Vous le savez bien, monsieur le ministre, si la solidarité est un objectif partagé, ce qui est le cas dans ce collectif à travers des ouvertures de crédits en faveur de l’hébergement d’urgence ou le soutien à la prime d’activité, elle doit être financée.

Plutôt que la fuite en avant financière, nous préférons la transformation de l’action publique. Le Premier ministre a annoncé, le 29 octobre dernier, une stratégie ambitieuse pour les services publics, le fonctionnement et l’organisation de l’État sur la période 2018-2022.

Je me félicite que chaque ministère se dote d’un plan de transformation numérique pour offrir une dématérialisation totale des démarches à l’horizon de 2022. L’objectif est de simplifier la vie de nos concitoyens, que ce soit avec la numérisation des ordonnances, la délivrance de baux numériques, la création facilitée des entreprises, tout en permettant des gains d’efficience pour la collectivité. Je trouve extrêmement positif que l’État se lance dans cette démarche à grande échelle, avec un portage politique au plus haut niveau.

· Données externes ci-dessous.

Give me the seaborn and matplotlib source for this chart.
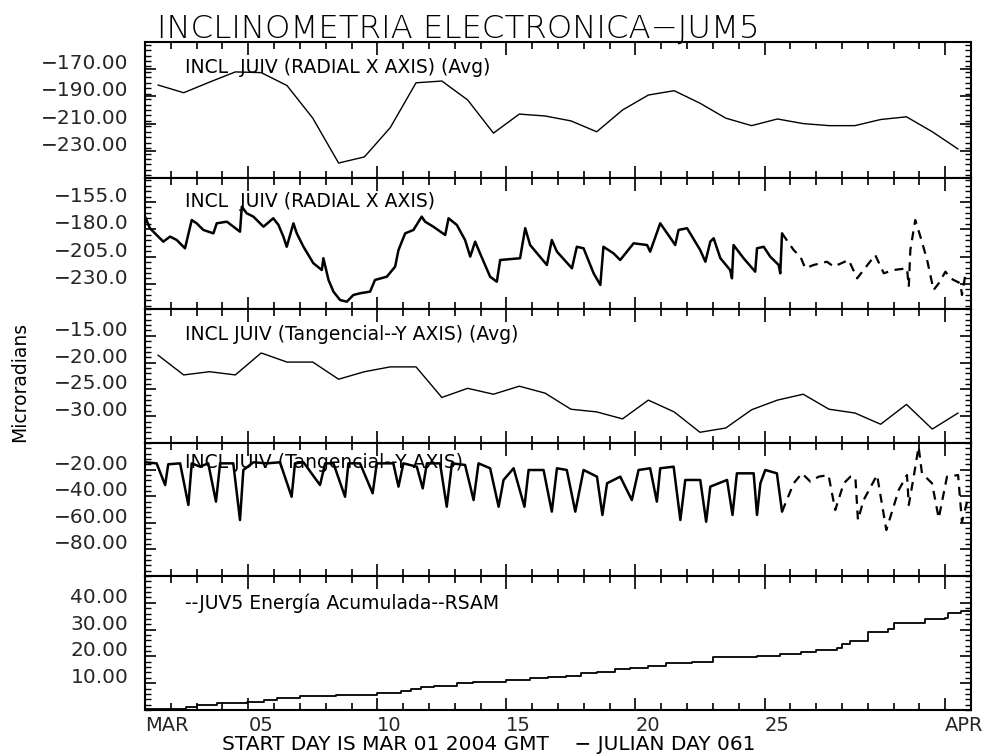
import numpy as np
import pandas as pd
import matplotlib
matplotlib.use("Agg")
import matplotlib.pyplot as plt
from matplotlib.ticker import FixedLocator, MultipleLocator
import seaborn as sns

# ---------------- data (days since MAR 01 2004 00:00 GMT) ----------------
avg_days = [d + 0.5 for d in range(32)]
radial_avg = [-181.6, -187.3, -179.5, -172.0, -172.5, -182.0, -206.0, -239.0,
              -234.5, -213.0, -180.0, -178.7, -192.6, -217.0, -203.0, -204.4,
              -208.0, -216.0, -200.0, -189.0, -185.8, -195.0, -206.0, -211.5,
              -206.6, -210.0, -211.5, -211.5, -207.0, -205.0, -216.0, -228.7]
tang_avg = [-18.6, -22.3, -21.7, -22.3, -18.2, -19.9, -19.9, -23.1, -21.7, -20.8,
            -20.8, -26.5, -24.8, -25.9, -24.4, -25.7, -28.7, -29.2, -30.5, -27.0,
            -29.2, -33.0, -32.2, -28.8, -27.0, -25.9, -28.7, -29.4, -31.5, -27.8,
            -32.4, -29.4]

radial_days = [0.00, 0.19, 0.45, 0.71, 0.97, 1.23, 1.55, 1.81, 2.00, 2.26, 2.65, 2.78,
               3.17, 3.68, 3.75, 3.94, 4.20, 4.59, 4.97, 5.17, 5.36, 5.49, 5.75, 5.88,
               6.14, 6.52, 6.85, 6.91, 7.11, 7.30, 7.56, 7.82, 8.07, 8.33, 8.72, 8.91,
               9.37, 9.69, 9.82, 10.08, 10.40, 10.72, 10.85, 11.17, 11.63, 11.76, 12.08,
               12.40, 12.60, 12.79, 12.98, 13.37, 13.63, 13.76, 14.53, 14.73, 14.92,
               15.57, 15.76, 15.96, 16.54, 16.73, 16.99, 17.38, 17.64, 17.76, 18.15,
               18.41, 18.93, 19.45, 19.57, 19.96, 20.41, 20.54, 20.67, 21.00, 21.51,
               21.71, 21.90, 22.03, 22.29, 22.67, 22.74, 22.80, 23.19, 23.64, 23.71,
               23.97, 24.22, 24.55, 24.61, 24.68]
radial_vals = [-168.4, -179.0, -185.2, -191.3, -186.7, -189.8, -197.4, -171.5, -174.5,
               -180.6, -183.7, -174.5, -173.0, -182.2, -159.3, -165.3, -168.4, -177.6,
               -169.9, -176.0, -186.7, -196.0, -174.5, -183.7, -196.0, -211.0, -217.3,
               -206.5, -226.4, -237.1, -244.8, -246.3, -240.2, -238.6, -237.1, -226.4,
               -223.4, -214.2, -199.0, -183.7, -180.6, -168.4, -173.0, -177.6, -185.2,
               -169.9, -176.0, -189.8, -205.0, -191.3, -202.0, -223.4, -228.0, -208.1,
               -206.5, -179.0, -194.4, -212.7, -189.8, -200.5, -215.7, -196.0, -197.4,
               -220.3, -231.0, -196.0, -202.0, -208.1, -192.8, -194.4, -200.5, -174.5,
               -189.8, -194.4, -180.6, -179.0, -199.0, -209.7, -191.3, -188.2, -206.5,
               -217.3, -224.9, -194.4, -206.5, -218.8, -197.4, -196.0, -205.0, -212.7,
               -220.3, -183.7]
radial_gap_days = [24.68, 25.13, 25.39, 25.58, 25.90, 26.42, 26.68, 27.26, 27.59, 28.29,
                   28.62, 29.00, 29.52, 29.59, 29.65, 29.84, 30.04, 30.30, 30.55, 30.75,
                   31.01, 31.20, 31.59, 31.65, 31.78]
radial_gap_vals = [-183.7, -199.0, -205.0, -215.7, -212.7, -209.7, -214.2, -208.1, -224.9,
                   -203.5, -220.3, -217.3, -215.7, -232.6, -199.0, -171.5, -186.7, -208.1,
                   -235.6, -229.5, -218.8, -224.9, -229.5, -240.2, -221.9]

tang_days = [0.00, 0.45, 0.78, 0.90, 1.36, 1.68, 1.81, 2.13, 2.45, 2.75, 2.91, 3.42, 3.68,
             3.81, 4.20, 4.72, 5.23, 5.68, 5.81, 6.14, 6.78, 6.98, 7.30, 7.75, 7.88, 8.33,
             8.82, 8.98, 9.62, 9.82, 10.01, 10.53, 10.76, 10.92, 11.43, 11.69, 11.89,
             12.40, 12.73, 12.92, 13.37, 13.70, 13.89, 14.28, 14.70, 14.86, 15.44, 15.76,
             15.96, 16.34, 16.67, 16.99, 17.51, 17.72, 17.90, 18.41, 18.86, 19.12, 19.57,
             19.83, 19.96, 20.48, 20.74, 20.93, 21.51, 21.74, 21.90, 22.55, 22.76, 22.93,
             23.58, 23.71, 23.84, 24.03, 24.48, 24.68]
tang_vals = [-14.5, -15.3, -31.6, -16.0, -15.3, -46.6, -15.3, -17.8, -15.3, -44.1, -15.3,
             -15.3, -57.9, -20.3, -14.5, -15.3, -14.5, -40.4, -15.3, -14.5, -31.6, -15.3,
             -15.3, -40.4, -15.3, -15.3, -37.8, -15.3, -15.3, -32.8, -15.3, -17.8, -34.1,
             -15.3, -15.3, -47.9, -15.3, -16.5, -42.9, -15.3, -19.0, -47.9, -27.8, -19.0,
             -47.9, -20.3, -20.3, -51.6, -19.0, -20.3, -51.6, -20.3, -25.3, -54.1, -30.3,
             -25.3, -42.9, -20.3, -19.0, -44.1, -19.0, -17.8, -57.9, -27.8, -27.8, -59.2,
             -32.8, -27.8, -54.1, -22.8, -22.8, -54.1, -30.3, -20.3, -22.8, -51.6]
tang_gap_days = [24.68, 25.13, 25.45, 25.78, 26.10, 26.48, 26.74, 27.07, 27.33, 27.52,
                 27.62, 27.84, 28.36, 28.72, 29.20, 29.52, 29.59, 29.78, 29.97, 30.10,
                 30.49, 30.75, 31.07, 31.50, 31.65, 31.85]
tang_gap_vals = [-51.6, -30.3, -22.8, -29.1, -25.3, -24.1, -50.4, -30.3, -25.3, -25.6,
                 -57.9, -42.9, -24.1, -65.4, -35.3, -24.1, -46.6, -25.3, -2.8, -22.8,
                 -30.3, -56.6, -25.3, -24.1, -59.2, -44.1]

rsam_days = [0.0, 1.6, 2.0, 2.8, 3.95, 4.6, 5.1, 6.0, 7.4, 9.0, 9.9, 10.3, 10.7, 11.2,
             12.1, 12.7, 14.0, 14.9, 15.6, 16.3, 16.9, 17.5, 18.2, 18.8, 19.5, 20.2, 21.2,
             22.0, 23.7, 24.6, 25.4, 26.0, 26.8, 27.0, 27.3, 28.0, 28.8, 29.0, 29.8, 30.2,
             31.0, 31.1, 31.6, 31.95]
rsam_vals = [0.2, 1.2, 1.7, 2.6, 3.1, 3.7, 4.6, 5.2, 5.6, 6.2, 7.1, 7.8, 8.6, 9.1, 10.0,
             10.6, 11.2, 11.8, 12.4, 12.7, 13.7, 14.3, 15.2, 15.8, 16.5, 17.4, 18.0, 19.7,
             20.1, 20.8, 21.8, 22.4, 23.2, 24.6, 25.9, 29.2, 30.1, 32.4, 32.6, 33.8, 34.2,
             36.3, 37.1, 37.1]

xtick_major = [0, 4, 9, 14, 19, 24, 31]
xtick_labels = ["MAR", "05", "10", "15", "20", "25", "APR"]

panel_titles = ["INCL  JUIV (RADIAL X AXIS) (Avg)",
                "INCL  JUIV (RADIAL X AXIS)",
                "INCL JUIV (Tangencial--Y AXIS) (Avg)",
                "INCL JUIV (Tangencial--Y AXIS)",
                "--JUV5 Energía Acumulada--RSAM"]
ytick_sets = [[-230, -210, -190, -170], [-230, -205, -180, -155],
              [-30, -25, -20, -15], [-80, -60, -40, -20], [10, 20, 30, 40]]
ytick_fmt = ["{:.2f}", "{:.1f}", "{:.2f}", "{:.2f}", "{:.2f}"]

# ---------------- styling / layout ----------------
sns.set_style("ticks")
plt.rcParams["font.family"] = ["DejaVu Sans"]

W, H = 984, 756
fig = plt.figure(figsize=(W / 100, H / 100), dpi=100)

left_px, right_px = 145, 971
bounds = [(42, 178), (178, 309), (309, 443), (443, 576), (576, 710)]
ylims = [(-250, -150), (-253, -133), (-35, -10), (-100, 0), (0, 50)]
minor_steps = [4, 5, 1, 4, 2]
text_y = [0.81, 0.817, 0.806, 0.85, 0.80]

axes = []
for i, (t, b) in enumerate(bounds):
    ax = fig.add_axes([left_px / W, 1 - b / H, (right_px - left_px) / W, (b - t) / H])
    axes.append(ax)

def k(d, v):
    return pd.DataFrame({"day": d, "val": v})

lk = dict(color="black", estimator=None, sort=False, legend=False)
sns.lineplot(data=k(avg_days, radial_avg), x="day", y="val", ax=axes[0], lw=1.0, **lk)
sns.lineplot(data=k(radial_days, radial_vals), x="day", y="val", ax=axes[1], lw=1.8, **lk)
sns.lineplot(data=k(radial_gap_days, radial_gap_vals), x="day", y="val", ax=axes[1],
             lw=1.6, dashes=False, linestyle=(0, (4, 3)), **lk)
sns.lineplot(data=k(avg_days, tang_avg), x="day", y="val", ax=axes[2], lw=1.0, **lk)
sns.lineplot(data=k(tang_days, tang_vals), x="day", y="val", ax=axes[3], lw=1.8, **lk)
sns.lineplot(data=k(tang_gap_days, tang_gap_vals), x="day", y="val", ax=axes[3],
             lw=1.6, dashes=False, linestyle=(0, (4, 3)), **lk)
sns.lineplot(data=k(rsam_days, rsam_vals), x="day", y="val", ax=axes[4], lw=1.3,
             drawstyle="steps-post", **lk)

for i, ax in enumerate(axes):
    ax.set_xlim(0, 32)
    ax.set_ylim(*ylims[i])
    ax.set_xlabel("")
    ax.set_ylabel("")
    ax.xaxis.set_major_locator(FixedLocator(xtick_major))
    ax.xaxis.set_minor_locator(FixedLocator([d for d in range(1, 32) if d not in xtick_major]))
    ax.yaxis.set_major_locator(FixedLocator(ytick_sets[i]))
    ax.yaxis.set_minor_locator(MultipleLocator(minor_steps[i]))
    # labels sit slightly above their ticks, as in the reference
    ax.set_yticklabels([ytick_fmt[i].format(v).replace("-", "\u2212") for v in ytick_sets[i]],
                       fontsize=14.5, va="baseline")
    ax.tick_params(axis="both", which="both", direction="in", top=True, right=True,
                   color="black")
    ax.tick_params(axis="x", which="major", length=9, width=1.2)
    ax.tick_params(axis="x", which="minor", length=5, width=1.2)
    ax.tick_params(axis="y", which="major", length=8, width=1.2, pad=12)
    ax.tick_params(axis="y", which="minor", length=4, width=1.0)
    for sp in ax.spines.values():
        sp.set_linewidth(1.5)
        sp.set_color("black")
    ax.text(0.048, text_y[i], panel_titles[i], transform=ax.transAxes,
            fontsize=13.5, va="center", ha="left", color="black")
    if i < 4:
        ax.set_xticklabels([])
    else:
        ax.set_xticklabels(xtick_labels, fontsize=14, ha="left")
        ax.tick_params(axis="x", which="major", pad=4)

fig.text(157 / W, 1 - 38 / H, "INCLINOMETRIA ELECTRONICA\u2212JUM5", fontsize=23.3,
         fontweight="light", ha="left", va="baseline", color="black")
fig.text(20 / W, 1 - 382 / H, "Microradians", rotation=90, fontsize=13.5,
         ha="center", va="center", color="black")
fig.text(222 / W, 1 - 745 / H, "START DAY IS MAR 01 2004 GMT    \u2212 JULIAN DAY 061",
         fontsize=14.5, ha="left", va="center", color="black")

fig.savefig("out.png", dpi=100, facecolor="white")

Il y a des expériences inspirantes à observer ; je pense notamment à l’Estonie, où les pouvoirs publics se sont engagés dans une stratégie numérique des services publics depuis quinze ans.

L’Hexagone aime les silos. Je crois que nos concitoyens, notamment ceux qui sont nés après l’an 2000, sont attachés à l’agilité offerte par le numérique. L’idée n’est pas de reproduire des guichets sur la toile avec autant de mots de passe et d’interfaces ; il s’agit de plaider pour une « expérience utilisateurs » plus adaptée. Allégeons les démarches, facilitons la vie de nos concitoyens, changeons non les citoyens eux-mêmes, mais les procédures ! Ces initiatives ont déjà été amorcées dans la loi sur le droit à l’erreur.

Au total, ce collectif budgétaire de fin d’année est l’occasion de rappeler une vérité : il n’est pas interdit de faire simple et de renoncer à de mauvaises pratiques. Comme l’écrivait Jean Cocteau : « Il n’y a pas de précurseur, il n’y a que des retardataires ».